Restate each line of the listing exactly, without carrying over any pictures.

● **INFORMATION SUPPLIED**:
-=-=-

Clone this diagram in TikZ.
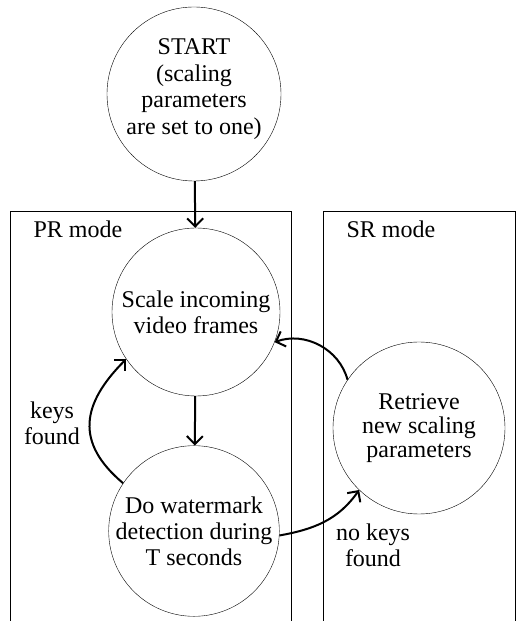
\documentclass[tikz,border=0pt]{standalone}
\usepackage{fontspec}
\setmainfont{Liberation Serif}
\usetikzlibrary{arrows.meta}
\begin{document}
\begin{tikzpicture}[x=1pt,y=1pt,
  state/.style={circle,draw,thin,minimum size=168pt,inner sep=0pt,align=center,
    font=\fontsize{24}{26}\selectfont},
  txt/.style={align=center,font=\fontsize{24}{26}\selectfont},
  flow/.style={line width=2pt,-{Straight Barb[length=8pt,width=16pt,line width=2pt]}}]
  \useasboundingbox (0,0) rectangle (516,621);
  % mode boxes, open at the bottom
  \draw[thin] (10,0) -- (10,410) -- (291,410) -- (291,0);
  \draw[thin] (323,0) -- (323,410) -- (515,410) -- (515,0);
  \node[txt,anchor=base west] (prmode) at (30,383) {PR mode};
  \node[txt,anchor=base west] (srmode) at (343,383) {SR mode};
  % states
  \node[state,minimum size=166pt,font=\fontsize{24}{26.5}\selectfont] (start) at (194,527)
    {START\\(scaling\\parameters\\are set to one)\\[-12pt]\mbox{}};
  \node[state] (scale) at (196,309) {Scale incoming\\video frames};
  \node[state] (detect) at (194,90) {Do watermark\\detection during\\T seconds};
  \node[state,minimum size=172pt,font=\fontsize{24}{24}\selectfont] (retrieve) at (419,193)
    {Retrieve\\new scaling\\parameters};
  % transitions
  \draw[flow] (start) -- (scale);
  \draw[flow] (scale) -- (detect);
  \draw[flow] (detect.146) to[out=140,in=225,looseness=1.3] (scale.214);
  \draw[flow] (retrieve.146) to[out=105,in=20] (scale.-21);
  \draw[flow] (detect.-3) to[out=10,in=235] (retrieve.226);
  \node[txt] (keys) at (52,198) {keys\\found};
  \node[txt] (nokeys) at (373,76) {no keys\\found};
\end{tikzpicture}
\end{document}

-=-=-

● **SOLUTION FOR THIS TASK**:
Clone this diagram in TikZ.
\documentclass[tikz,border=0pt]{standalone}
\usepackage{fontspec}
\setmainfont{Liberation Serif}
\usetikzlibrary{arrows.meta}
\begin{document}
\begin{tikzpicture}[x=1pt,y=1pt,
  state/.style={circle,draw,thin,minimum size=168pt,inner sep=0pt,align=center,
    font=\fontsize{24}{26}\selectfont},
  txt/.style={align=center,font=\fontsize{24}{26}\selectfont},
  flow/.style={line width=2pt,-{Straight Barb[length=8pt,width=16pt,line width=2pt]}}]
  \useasboundingbox (0,0) rectangle (516,621);
  % mode boxes, open at the bottom
  \draw[thin] (10,0) -- (10,410) -- (291,410) -- (291,0);
  \draw[thin] (323,0) -- (323,410) -- (515,410) -- (515,0);
  \node[txt,anchor=base west] (prmode) at (30,383) {PR mode};
  \node[txt,anchor=base west] (srmode) at (343,383) {SR mode};
  % states
  \node[state,minimum size=166pt,font=\fontsize{24}{26.5}\selectfont] (start) at (194,527)
    {START\\(scaling\\parameters\\are set to one)\\[-12pt]\mbox{}};
  \node[state] (scale) at (196,309) {Scale incoming\\video frames};
  \node[state] (detect) at (194,90) {Do watermark\\detection during\\T seconds};
  \node[state,minimum size=172pt,font=\fontsize{24}{24}\selectfont] (retrieve) at (419,193)
    {Retrieve\\new scaling\\parameters};
  % transitions
  \draw[flow] (start) -- (scale);
  \draw[flow] (scale) -- (detect);
  \draw[flow] (detect.146) to[out=140,in=225,looseness=1.3] (scale.214);
  \draw[flow] (retrieve.146) to[out=105,in=20] (scale.-21);
  \draw[flow] (detect.-3) to[out=10,in=235] (retrieve.226);
  \node[txt] (keys) at (52,198) {keys\\found};
  \node[txt] (nokeys) at (373,76) {no keys\\found};
\end{tikzpicture}
\end{document}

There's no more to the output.